As regular readers will know, I am regularly accused by my detractors – who seem fatally attracted to the blog - of being “unpatriotic”. Funniest of all, I have even been charged with “continuing the work of Cromwell”. And all because I question the daily nonsense that goes on, and passes for normality, in the country of my birth.
As it happens, I firmly believe that patriotism is one of the basest “isms” of all, and anything to discourage it should be lauded. Probably the best way of seeing this clearly is to look at patriotic jingoism in other countries. Small-minded? Repulsive? Exclusive? Myopic? Well, it is exactly the same here, obscured by the "can't see the wood for the trees" effect.
One domestic manifestation of this can be seen in the picture above. It’s a road sign, clearly, that some half-wit has gone to the trouble of painting out an English placename on. Yes, a placename we all use and know - one in the mother tongue of our country. A placename in the language of Joyce, Swift, Wilde, Shaw, Beckett and the like - not that of Peig.
The really worrying thing about this, however, is that according to the person who supplied the photo, this is not the work of a lone right-wing Gaelgoir with hatred of the Brits and their "800 years of oppression" burning in his heart – but the work of Mayo County Council!

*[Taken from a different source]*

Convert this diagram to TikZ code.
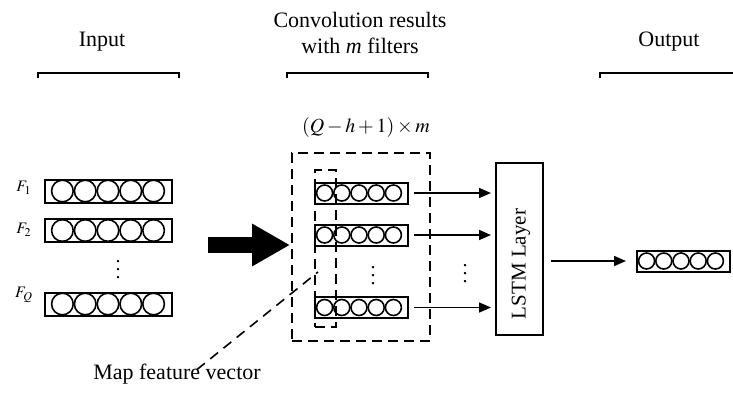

I had thought that English language placenames were only forbidden in the State-funded Gaeltacht proper, but it seems that Mayo County Council are really getting into the spirit of things here, by obscuring the word “Belmullet” - sorry, "Beal an Mhuirthead" - on road signage outside that fund-draining region.
Interestingly, a piece last year in the Mayo News reported that the very same Belmullet was in danger of falling off the Gaeltacht funding bandwagon, due to a shortage of real Gaelic speakers. A study commissioned by the Government in 2004, entitled ‘A Comprehensive Linguistic Study of the Use of Irish in the Gaeltacht’, proposed adapting new criteria to calculate the number of Gaelic speakers, in order to decide if Gaeltacht regions can continue to qualify for taxpayers’ funding.
GMIT Maths lecturer and Connemara-based Gaeltacht expert Donncha Ó hEallaithe (Mayo News' description) is quoted in the report as saying that “the Irish language in Mayo is not yet dead but it is very close to it and they can basically say good-bye to it if something is not done to encourage people to speak it and use it as a community language. There is no point in people pretending they are a Gaeltacht community just for the sake of it. They are only fooling themselves if they think that they live in an Irish-speaking area just because they happen to live inside a boundary which was drawn up 40 years ago…… at the end of the day, it will be a ministerial decision whether we are taken out of the Gaeltacht. However, Minister Ó Cuív has often told us that if there is an effort to speak and promote Irish, we will continue to remain in the Gaeltacht, and the effort to promote Irish in Erris and Achill is clear to see. Nobody will benefit from a community losing its Gaeltacht status, and the only people who would be happy would be the far-right Irish speakers”.
Then again, this blog has often highlighted the gap between official perception and on-the-ground reality. So let’s just keep spending money on a fallacy so many in officialdom are eager to have us believe, at a time we cannot afford to do so.